Les différences entre l’approche Biden et celle-ci sont surtout liées à l’accent mis sur les réformes économiques au sein des États-Unis, concession à la priorité intérieure : pour le reste, ces positions sont largement convergentes, et pourraient donc présager d’un nouveau consensus bipartisan. Ainsi, les analystes à sensibilité démocrate comme Julie Smith, Mélanie Hart, Ely Ratner, qui pourraient certainement faire partie d’une administration Biden, sont très proches d’analystes républicains "traditionnels" comme Aaron Friedberg ou Evan Feigenbaum, qui auraient peuplé une administration républicaine classique mais sont rejetés par le trumpisme : tous partagent un même tropisme militaire et un consensus sur l’importance de gagner la guerre technologique et de financer l’innovation de défense.
4/ Les démocrates-Quincy (anti-militaristes, "réalistes", mais aussi les "restrainers", incluant des libertariens de droite type the American Conservative) :
Ils partagent des éléments avec la première ou avec la deuxième famille :
- Un certain dédain trumpien des alliés, asiatiques comme européens, qui doivent prendre en charge leur défense, position qui va jusqu’à proposer d’abandonner Taïwan à la Chine ("realpolitik").
- La vision d’une compétition avant tout économique : pour y faire face, la priorité doit être la reconstruction économique intérieure, notamment infrastructures, santé, éducation, recherche.
- Un accent sur les domaines de coopération avec la Chine, notamment le climat.
Dans ce camp, l’accent mis par les progressistes pendant la campagne, Sanders et Warren en tête, sur la nécessité de contrer le "modèle autoritaire-corrompu" chinois, est désormais contesté. L’inquiétude dominante est qu’une nouvelle bipolarité ne protège et même n’enfle à nouveau le budget du Pentagone, et détourne une nouvelle administration des priorités intérieures du pays (économiques, sociales, raciales), le tout en donnant une seconde vie à un consensus bipartisan militariste et interventionniste honni. Ainsi Peter Beinart ou Stephen Wertheim, insistent sur l’urgence au contraire de refuser le narratif de compétition stratégique et de Guerre Froide, faute de quoi les États-Unis risquent de se retrouver entraînés dans une nouvelle course aux armements, qui mènera à de nouvelles guerres par procuration, le tout sous fond de racisme anti-asiatique.

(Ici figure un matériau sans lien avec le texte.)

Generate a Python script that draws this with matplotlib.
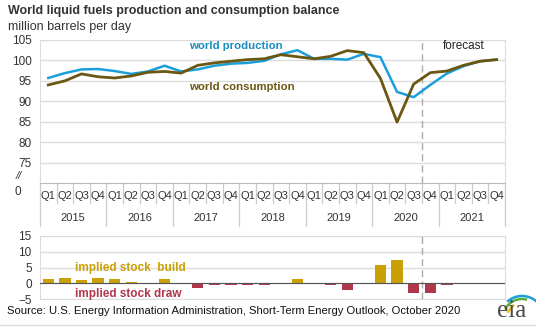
import matplotlib.pyplot as plt
import matplotlib.transforms as mtransforms
from matplotlib.patches import Arc

plt.rcParams['font.family'] = ['Liberation Sans', 'DejaVu Sans']

# quarterly world liquid fuels balance, million barrels per day
years = ['2015', '2016', '2017', '2018', '2019', '2020', '2021']
quarters = ['Q1', 'Q2', 'Q3', 'Q4']
production = [95.7, 96.9, 97.8, 97.9, 97.4, 96.7, 97.3, 98.7,
              97.3, 97.8, 98.7, 99.2, 99.4, 99.9, 101.5, 102.5,
              100.4, 100.4, 100.2, 101.6, 100.8, 92.3, 91.0, 94.0,
              96.8, 98.6, 99.8, 100.2]
consumption = [94.0, 95.0, 96.7, 96.0, 95.7, 96.2, 97.1, 97.3,
               96.9, 98.8, 99.4, 99.8, 100.2, 100.4, 101.4, 100.9,
               100.4, 101.0, 102.4, 101.9, 95.6, 84.9, 94.2, 97.0,
               97.4, 98.8, 99.8, 100.2]
stock_change = [1.3, 1.6, 0.9, 1.6, 1.3, 0.3, 0.0, 1.2,
                0.2, -1.4, -0.7, -0.7, -0.7, -0.5, 0.1, 1.4,
                -0.3, -0.7, -2.3, -0.2, 5.8, 7.3, -3.2, -3.1,
                -0.7, 0.0, -0.3, -0.1]
forecast_start = 23

blue = '#1a9fdb'
brown = '#6b5612'
gold = '#c9a005'
red = '#b0364c'
grid = '#dcdcdc'
text_c = '#333333'

W, H = 536, 336
fig = plt.figure(figsize=(W / 100, H / 100), dpi=100)

def box(l, t, r, b):
    return [l / W, 1 - b / H, (r - l) / W, (b - t) / H]

xs = list(range(len(production)))

ax = fig.add_axes(box(40, 40, 505, 183))
ax.set_xlim(-0.5, len(xs) - 0.5)
ax.set_ylim(70, 105)
ax.set_yticks(range(75, 106, 5))
ax.yaxis.grid(True, color=grid, lw=1)
ax.set_axisbelow(True)
ax.tick_params(length=0, labelsize=8.5, colors=text_c, pad=6)
ax.set_xticks([])
for s in ax.spines.values():
    s.set_color(grid)
ax.spines['bottom'].set_color('#bbbbbb')

ax.plot(xs, production, color=blue, lw=1.8, zorder=3)
ax.plot(xs, consumption, color=brown, lw=2.0, zorder=4)
ax.axvline(forecast_start - 0.5, color='#aaaaaa', lw=1, ls=(0, (5, 3)))

ax.text(-0.04, 71.8, '//', transform=mtransforms.blended_transform_factory(ax.transAxes, ax.transData),
        ha='right', va='center', fontsize=8, color=text_c, style='italic')
ax.text(-0.04, -0.06, '0', transform=ax.transAxes, ha='right', va='center',
        fontsize=8.5, color=text_c)

ax.text(8.5, 103.6, 'world production', color='#1a8cc0', fontsize=8.2,
        fontweight='bold', va='center')
ax.text(8.5, 93.6, 'world consumption', color=brown, fontsize=8.2,
        fontweight='bold', va='center')
ax.text(25.0, 103.6, 'forecast', color='#222222', fontsize=8.5,
        ha='center', va='center')

# quarter / year category axis below the top panel
trans = mtransforms.blended_transform_factory(ax.transData, ax.transAxes)
for i in xs:
    ax.text(i, -0.09, quarters[i % 4], transform=trans, ha='center',
            va='center', fontsize=8, color=text_c)
for j, yr in enumerate(years):
    ax.text(4 * j + 1.5, -0.245, yr, transform=trans, ha='center',
            va='center', fontsize=8, color=text_c)
for k in range(len(xs) + 1):
    bottom = -0.30 if k % 4 == 0 else -0.14
    ax.plot([k - 0.5, k - 0.5], [0, bottom], transform=trans, color='#cccccc',
            lw=0.9, clip_on=False)

# implied stock change panel
bx = fig.add_axes(box(40, 236, 505, 299))
bx.set_xlim(-0.5, len(xs) - 0.5)
bx.set_ylim(-5, 15)
bx.set_yticks([-5, 0, 5, 10, 15])
bx.yaxis.grid(True, color=grid, lw=1)
bx.set_axisbelow(True)
bx.tick_params(length=0, labelsize=8.5, colors=text_c, pad=6)
bx.set_xticks([])
for s in bx.spines.values():
    s.set_color(grid)
bar_colors = [gold if v >= 0 else red for v in stock_change]
bx.bar(xs, stock_change, width=0.68, color=bar_colors, zorder=2)
bx.axhline(0, color='#555555', lw=0.8, zorder=3)
bx.axvline(forecast_start - 0.5, color='#aaaaaa', lw=1, ls=(0, (5, 3)))
bx.text(1.6, 5.0, 'implied stock  build', color=gold, fontsize=8.5,
        fontweight='bold', va='center')
bx.text(1.6, -3.3, 'implied stock draw', color=red, fontsize=8.5,
        fontweight='bold', va='center')

fig.text(8 / W, 1 - 11 / H, 'World liquid fuels production and consumption balance',
         fontsize=9, fontweight='bold', color=text_c, va='center')
fig.text(8 / W, 1 - 27 / H, 'million barrels per day', fontsize=9,
         color=text_c, va='center')
fig.text(7 / W, 1 - 311 / H,
         'Source: U.S. Energy Information Administration, Short-Term Energy Outlook, October 2020',
         fontsize=8.1, color='#111111', va='center')
fig.add_artist(plt.Line2D([0, 1], [1 - 325 / H] * 2, color='#dddddd', lw=1))

# eia logo
fig.text(512 / W, 1 - 311 / H, 'eia', fontsize=18, family='Liberation Serif',
         color='#4a4a4a', ha='center', va='center')
for r, c, t1, t2 in [(15, '#f2c500', 110, 150), (19, '#5daa3c', 80, 140),
                     (22, '#1a9fdb', 15, 120)]:
    fig.add_artist(Arc((522 / W, 1 - 318 / H), 2 * r / W, 2 * r / H,
                       theta1=t1, theta2=t2, color=c, lw=1.8,
                       transform=fig.transFigure))

fig.savefig('out.png', dpi=100)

Une administration Trump 2 bénéficierait de la convergence des points de vue européen et américain sur la Chine accélérée par la pandémie ; mais la coopération transatlantique sur la Chine demeurerait compliquée : l’approche transactionnelle trumpienne serait accentuée face à des Européens considérés comme adversaires commerciaux et moins utiles stratégiquement que les partenaires asiatiques. Une telle approche transactionnelle confirmée pourrait même mettre l’OTAN dans la balance. Surtout, le président Trump redeviendrait le principal facteur perturbateur du consensus sur la Chine et de la politique étrangère en général, un aspect qui ne fera que s’accentuer s’il est réélu – la campagne sera derrière lui et le débat entre les différentes branches pourrait reprendre. Ce dernier point compliquera le positionnement des Européens, si l’administration exige un alignement sans discussion sur des dossiers sensibles qui resteraient sujets aux retournements d’un président coutumier des revirements impulsifs.
Une victoire Biden devrait conduire à une volonté de "reset transatlantique", mais sa nature, et la réinvention d’un contrat transatlantique pour le 21e siècle réclamerait des efforts de part et d’autre. Une administration démocrate aurait des priorités avant tout intérieures, aspect renforcé dans le double contexte Covid et post-George Floyd. Sur la scène internationale, elle verrait l’urgence d’une relance de la coopération multilatérale. Une administration démocrate pourrait envisager de manière plus sereine le développement d’une autonomie stratégique européenne. Mais les dossiers commerciaux (tarifs douaniers, réglementations environnementales, filtrage des investissements), ainsi que les enjeux numériques (taxation des GAFA, régulation des plateformes), pourraient occuper le devant de la scène transatlantique. Sur ces dossiers cruciaux, ce ne sont pas les habituels interlocuteurs de la relation transatlantique qui prendront les décisions majeures. La volonté de coopérer sur la diplomatie climatique ouvre des possibilités, mais la coopération avec la Chine se heurtera à la réalité de la pratique chinoise en la matière.
En conclusion, le simple retour des États-Unis à une approche plus coopérative des relations internationales devrait au moins permettre une conversation transatlantique plus rationnelle sur la Chine avec l’ensemble de l’administration américaine. Mais le virage asiatique de la politique étrangère américaine sortira définitivement confirmé de l’épreuve Covid-19. L’Europe devra donc trouver sa place – et avant tout sa voix.